What makes it even more confusing is that other than Samsung (who _only_ 
use their own flash and controllers), manufacturer does not map to 
controller choice consistently, and even two drives with the same 
controller may have different firmware (and thus different degrees of 
reliability, those OCZ drives that were such crap at data retention were 
the result of a firmware option that the controller manufacturer pretty 
much told them not to use on production devices).
>
>
>>> So long as this file is not reflinked or snapshot, filefrag shows a
>>> pile of mostly 4096 byte blocks, thousands. But as they're pretty much
>>> all continuous, the file fragmentation (extent count) is usually never
>>> higher than 12. It meanders between 1 and 12 extents for its life.
>>>
>>> Except on the system using ssd_spread mount option. That one has a
>>> journal file that is +C, is not being snapshot, but has over 3000
>>> extents per filefrag and btrfs-progs/debugfs. Really weird.
>>
>> Given how the 'ssd' mount option behaves and the frequency that most systemd
>> instances write to their journals, that's actually reasonably expected.  We
>> look for big chunks of free space to write into and then align to 2M
>> regardless of the actual size of the write, which in turn means that files
>> like the systemd journal which see lots of small (relatively speaking)

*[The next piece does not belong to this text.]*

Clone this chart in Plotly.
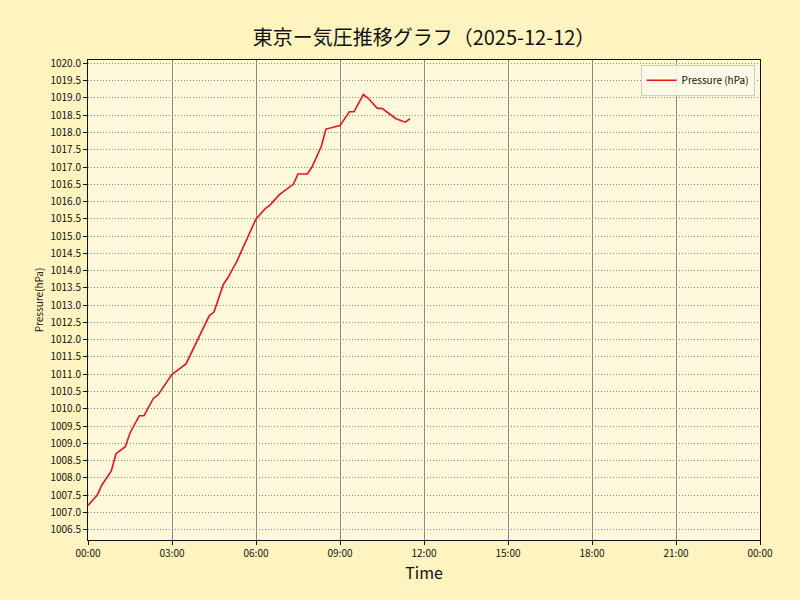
import plotly.graph_objects as go

times = ["00:00", "00:20", "00:30", "00:50", "01:00", "01:20", "01:30", "01:50",
         "02:00", "02:20", "02:30", "03:00", "03:30", "04:20", "04:30", "04:50",
         "05:00", "05:20", "05:30", "06:00", "06:20", "06:30", "06:50", "07:20",
         "07:30", "07:50", "08:00", "08:20", "08:30", "09:00", "09:20", "09:30",
         "09:50", "10:00", "10:20", "10:30", "10:50", "11:00", "11:20", "11:30"]
pressure = [1007.2, 1007.5, 1007.8, 1008.2, 1008.7, 1008.9, 1009.3, 1009.8,
            1009.8, 1010.3, 1010.4, 1011.0, 1011.3, 1012.7, 1012.8, 1013.6,
            1013.8, 1014.3, 1014.6, 1015.5, 1015.8, 1015.9, 1016.2, 1016.5,
            1016.8, 1016.8, 1017.0, 1017.6, 1018.1, 1018.2, 1018.6, 1018.6,
            1019.1, 1019.0, 1018.7, 1018.7, 1018.5, 1018.4, 1018.3, 1018.4]
date = "2025-12-12"
x_vals = [f"{date} {t}" for t in times]

font = "Noto Sans CJK JP"

fig = go.Figure()
fig.add_trace(go.Scatter(
    x=x_vals, y=pressure, mode="lines", name="Pressure (hPa)",
    line=dict(color="#e8141b", width=1.6),
))

fig.update_layout(
    width=800, height=600,
    paper_bgcolor="#fff4bf",
    plot_bgcolor="#fff8dc",
    margin=dict(l=88, r=40, t=60, b=60),
    title=dict(text="東京ー気圧推移グラフ（2025-12-12）", x=0.53, xanchor="center",
               y=0.937, yanchor="middle",
               font=dict(family=font, size=20, color="#111")),
    font=dict(family=font, size=10, color="#111"),
    showlegend=True,
    legend=dict(x=0.992, y=0.99, xanchor="right", yanchor="top",
                bgcolor="rgba(255,250,230,0.9)", bordercolor="#cccccc", borderwidth=1,
                itemwidth=30, tracegroupgap=0,
                font=dict(family=font, size=10, color="#111")),
)

fig.update_xaxes(
    type="date",
    range=[f"{date} 00:00", "2025-12-13 00:00"],
    dtick=3 * 3600 * 1000,
    tick0=f"{date} 00:00",
    tickformat="%H:%M",
    ticks="outside", ticklen=4, tickcolor="#111",
    showline=True, linecolor="#111", linewidth=1, mirror=True,
    showgrid=True, gridcolor="#8c8c7c", gridwidth=1,
    title=dict(text="Time", font=dict(family=font, size=16, color="#111"), standoff=8),
    tickfont=dict(family=font, size=10),
)

fig.update_yaxes(
    range=[1006.2, 1020.1],
    dtick=0.5, tick0=1006.5,
    tickformat=".1f",
    ticks="outside", ticklen=4, tickcolor="#111",
    showline=True, linecolor="#111", linewidth=1, mirror=True,
    showgrid=True, gridcolor="#8a8a7a", gridwidth=1, griddash="1px,2px",
    zeroline=False,
    title=dict(text="Pressure(hPa)", font=dict(family=font, size=10, color="#111"), standoff=4),
    tickfont=dict(family=font, size=10),
)

fig.write_html(
    "out.html",
    config={"displayModeBar": False},
    post_script="document.body.style.margin='0';document.body.style.background='#fff4bf';",
)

>> writes will have way more extents than they should until you defragment
>> them.
>
> Nope. The first paragraph applies to NVMe machine with ssd mount
> option. Few fragments.
>
> The second paragraph applies to SD Card machine with ssd_spread mount
> option. Many fragments.
Ah, apologies for my misunderstanding.
>
> These are different versions of systemd-journald so I can't completely
> rule out a difference in write behavior.
There have only been a couple of changes in the write patterns that I 
know of, but I would double check that the values for Seal and Compress 
in the journald.conf file are the same, as I know for a fact that 
changing those does change the write patterns (not much, but they do 
change).
>
>
>>> Now, systemd aside, there are databases that behave this same way
>>> where there's a small section contantly being overwritten, and one or
>>> more sections that grow the data base file from within and at the end.
>>> If this is made cow, the file will absolutely fragment a ton. And
>>> especially if the changes are mostly 4KiB block sizes that then are
>>> fsync'd.
>>>
>>> It's almost like we need these things to not fsync at all, and just
>>> rely on the filesystem commit time...
>>
>> Essentially yes, but that causes all kinds of other problems.
>
> Drat.
>
Admittedly most of the problems are use-case specific (you can't afford 
to lose transactions in a financial database  for example, so it 
functionally has to call fsync after each transaction), but most of it 
stems from the fact that BTRFS is doing a lot of the same stuff that 
much of the 'problem' software is doing itself internally.